======== RECORD EXTRACTS

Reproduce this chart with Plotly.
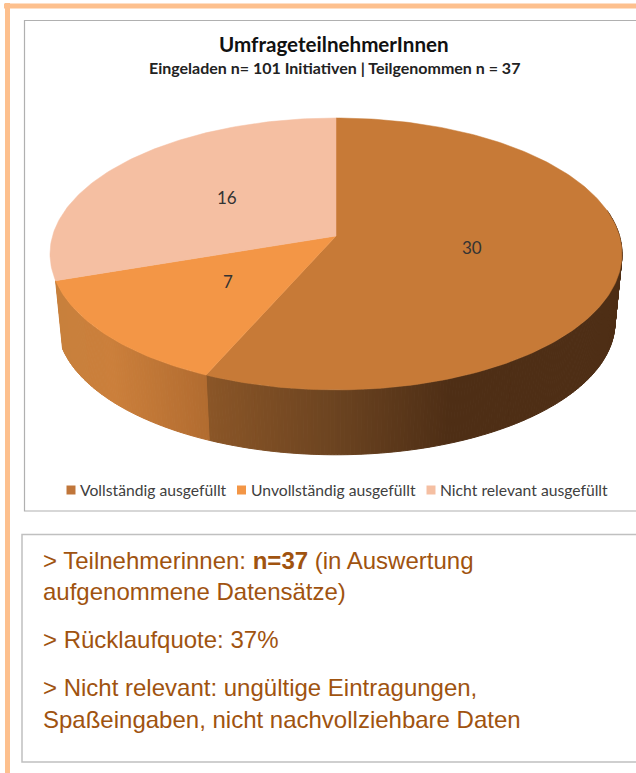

================
======== RECORD EXTRACTS

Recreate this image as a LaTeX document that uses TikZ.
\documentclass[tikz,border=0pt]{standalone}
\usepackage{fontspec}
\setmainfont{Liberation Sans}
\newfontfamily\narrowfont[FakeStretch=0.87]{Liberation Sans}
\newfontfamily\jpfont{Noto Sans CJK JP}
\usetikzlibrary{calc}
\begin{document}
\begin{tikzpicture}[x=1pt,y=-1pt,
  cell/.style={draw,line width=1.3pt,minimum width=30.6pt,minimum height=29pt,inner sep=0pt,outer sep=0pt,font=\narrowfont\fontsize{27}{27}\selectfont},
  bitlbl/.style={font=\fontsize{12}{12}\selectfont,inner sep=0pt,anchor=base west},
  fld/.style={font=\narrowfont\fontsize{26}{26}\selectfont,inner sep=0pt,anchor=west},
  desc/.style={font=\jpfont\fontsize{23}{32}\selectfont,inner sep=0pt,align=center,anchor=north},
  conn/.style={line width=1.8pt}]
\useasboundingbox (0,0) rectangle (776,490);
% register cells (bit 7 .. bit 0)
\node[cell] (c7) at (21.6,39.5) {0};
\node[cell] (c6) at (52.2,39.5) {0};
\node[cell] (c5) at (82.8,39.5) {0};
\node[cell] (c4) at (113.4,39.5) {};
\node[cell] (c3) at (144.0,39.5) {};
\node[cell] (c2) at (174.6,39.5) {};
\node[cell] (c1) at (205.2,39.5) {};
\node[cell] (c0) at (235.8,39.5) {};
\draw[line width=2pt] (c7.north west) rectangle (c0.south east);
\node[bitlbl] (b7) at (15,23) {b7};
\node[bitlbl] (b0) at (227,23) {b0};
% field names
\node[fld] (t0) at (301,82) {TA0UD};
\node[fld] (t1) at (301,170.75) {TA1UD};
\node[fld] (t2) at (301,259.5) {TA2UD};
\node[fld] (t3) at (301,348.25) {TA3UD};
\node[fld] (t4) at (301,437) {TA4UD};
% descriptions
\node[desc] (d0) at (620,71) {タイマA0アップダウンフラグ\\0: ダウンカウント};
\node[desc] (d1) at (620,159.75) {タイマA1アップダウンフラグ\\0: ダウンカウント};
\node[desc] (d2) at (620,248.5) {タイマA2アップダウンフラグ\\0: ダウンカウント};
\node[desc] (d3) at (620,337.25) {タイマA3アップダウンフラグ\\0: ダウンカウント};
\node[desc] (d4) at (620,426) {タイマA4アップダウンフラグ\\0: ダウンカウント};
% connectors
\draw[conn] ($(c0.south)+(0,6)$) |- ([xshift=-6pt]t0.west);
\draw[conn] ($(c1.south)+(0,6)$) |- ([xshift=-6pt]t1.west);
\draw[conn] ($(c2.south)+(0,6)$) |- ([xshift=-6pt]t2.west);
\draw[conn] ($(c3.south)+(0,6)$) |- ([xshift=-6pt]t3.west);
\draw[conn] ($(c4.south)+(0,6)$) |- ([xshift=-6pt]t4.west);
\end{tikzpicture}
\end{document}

================

TASK BRIEF:
How many lines of the data hold the string "this"? Reply with the number alone.

EXPECTED ANSWER:
2